To stare at the Jiffy Lube magazine rack the other day was to behold the power and the glory of Amy Schumer, a woman who, as recently as a year ago, could have gone in for a synthetic oil change in total anonymity.
There Schumer was on the August cover of Glamour magazine. “Bow down, it’s Amy,” read the headline.
“I want to make women laugh. I want them to use their voice. And I want a jet,” Schumer was quoted as saying, deftly hitting public service, empowerment and justified self-gratification all in three simple declarative sentences.

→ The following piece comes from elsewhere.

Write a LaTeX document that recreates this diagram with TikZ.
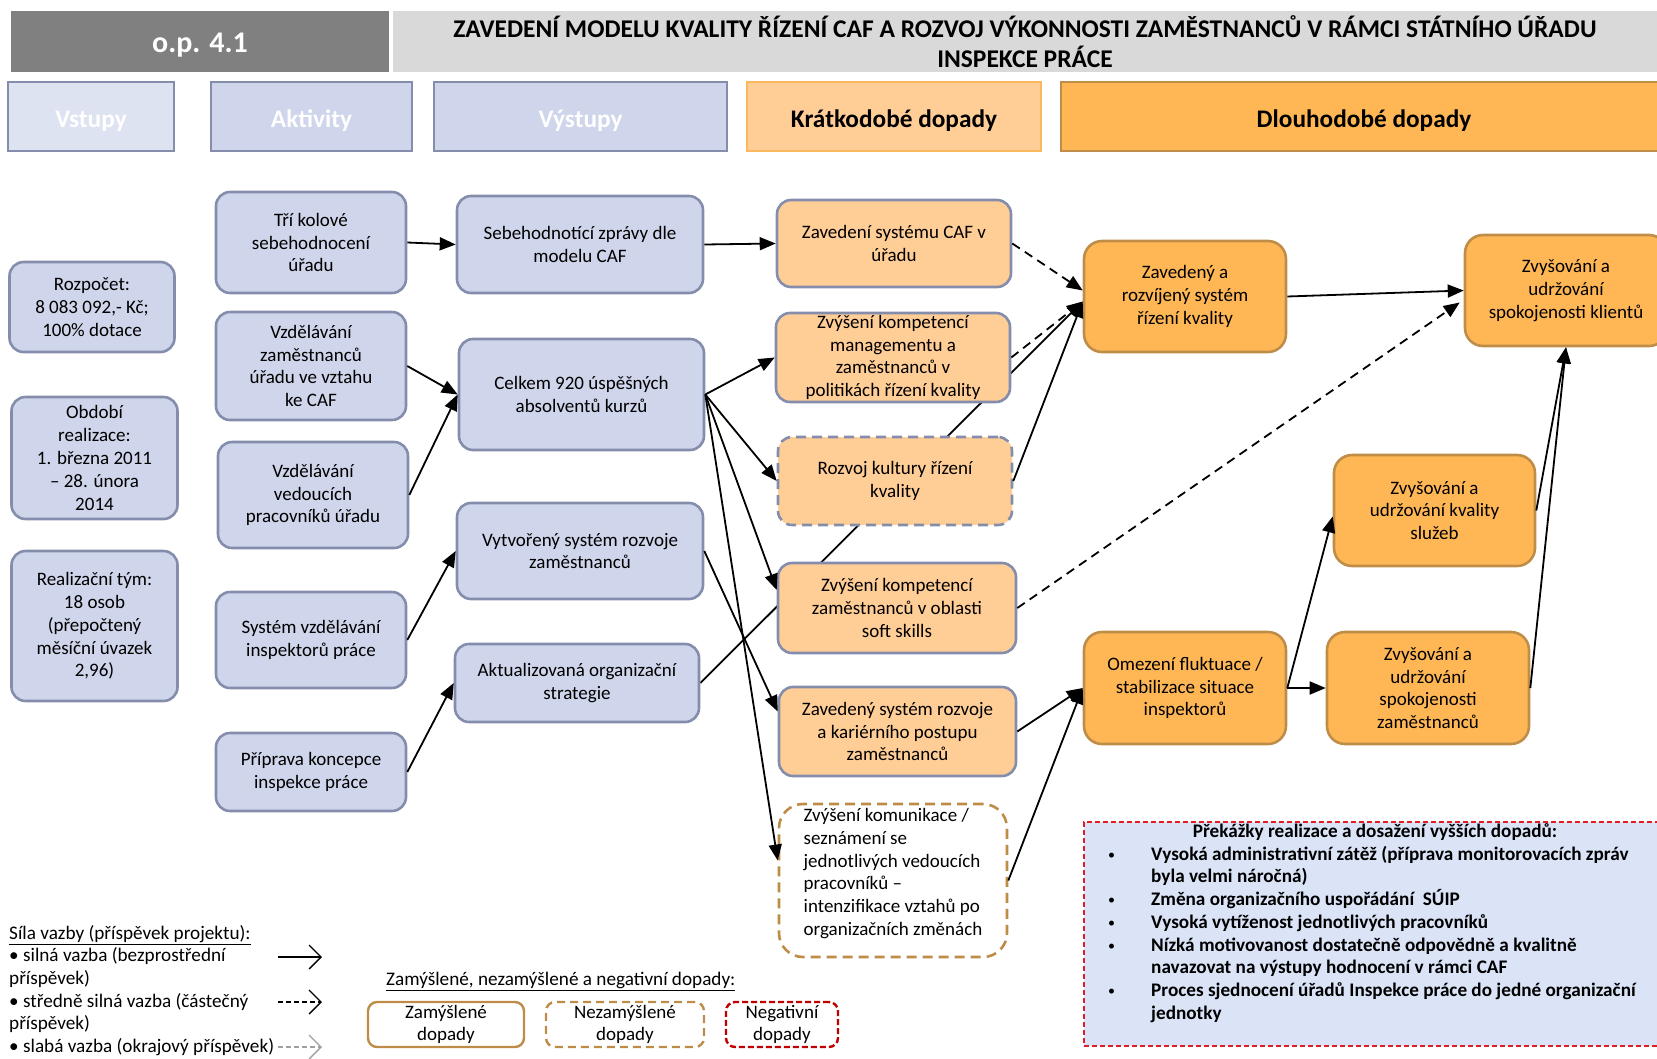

There she was on the cover of GQ, part of a raunchy and audacious “Star Wars”-theme Schumer shoot that involved the comedian sharing a bed with C3PO, no less. It made fine use of the parody protections of the copyright laws. And if the photo collection upset a few “Star Wars” fans protective of the robot’s dignity (a spot in the Lucas Museum is unlikely), Schumer was game for the most elaborate of fantasia.
Much of this, of course, was part of the publicity apparatus for the movie “Trainwreck.” Still. That’s a lot of magazine covers.
How has all this happened?
At 34, Schumer is benefiting from the rise of the supercomedian, the elite group of stand-up comics who have been catapulted into the kind of fame once reserved for rock stars. These comics are buoyed by movies, certainly, but they are not dependent on them. They’re more creatures of social-media clips and carefully cultivated audiences.
Kevin Hart - who recently achieved the genuinely dazzling feat of selling out the United Center for three shows over two nights - is also of that group. Like Schumer, Hart’s material is mostly personal and driven by gender difference and the comedy of personal embarrassment. The two comics also share the same compelling sense of self-confidence, although Schumer’s relationship with her audience is more intimate. Still, Hart is also a suddenly arrived influencer of quite amazing clout.
Louis CK is also part of this arena club - although his style is more laid-back. So is Aziz Ansari. So, on the other side of the Atlantic, is Eddie Izzard, another comic with political ambitions. But that’s about all. And Schumer is the only woman. Sure, Tina Fey and Amy Poehler also command enormous respect and wield colossal influence. So does Lena Dunham. But none of those women are true stand-ups. They’re sophisticated actor-writers and they maintain a certain dignity. You won’t see them doing a photo shoot in bed with R2D2. Schumer has an empathetic spot all her own.
Granted, this current group of supercomics is not the first to play the likes of Madison Square Garden (which Schumer has never played, although she now could). Andrew Dice Clay, a figure about as un-Schumerlike as you could ever be, was huge around 1990, playing to massive audiences. Chris Rock was once there. So, more recently, was Russell Peters. And Schumer did not arrive out of a vacuum - she follows a trial blazed by Whoopi Goldberg, Sarah Silverman, Ellen DeGeneres and, of course, Joan Rivers.
But if you were just to look at the last 30 days, none of the above names, male or female, had a month anything like Schumer’s. She’s a performer who truly is living the notion that when your moment arrives, you have to grab it with both hands and hang on for dear life.
Who knows where she will go from here? Bow down, indeed.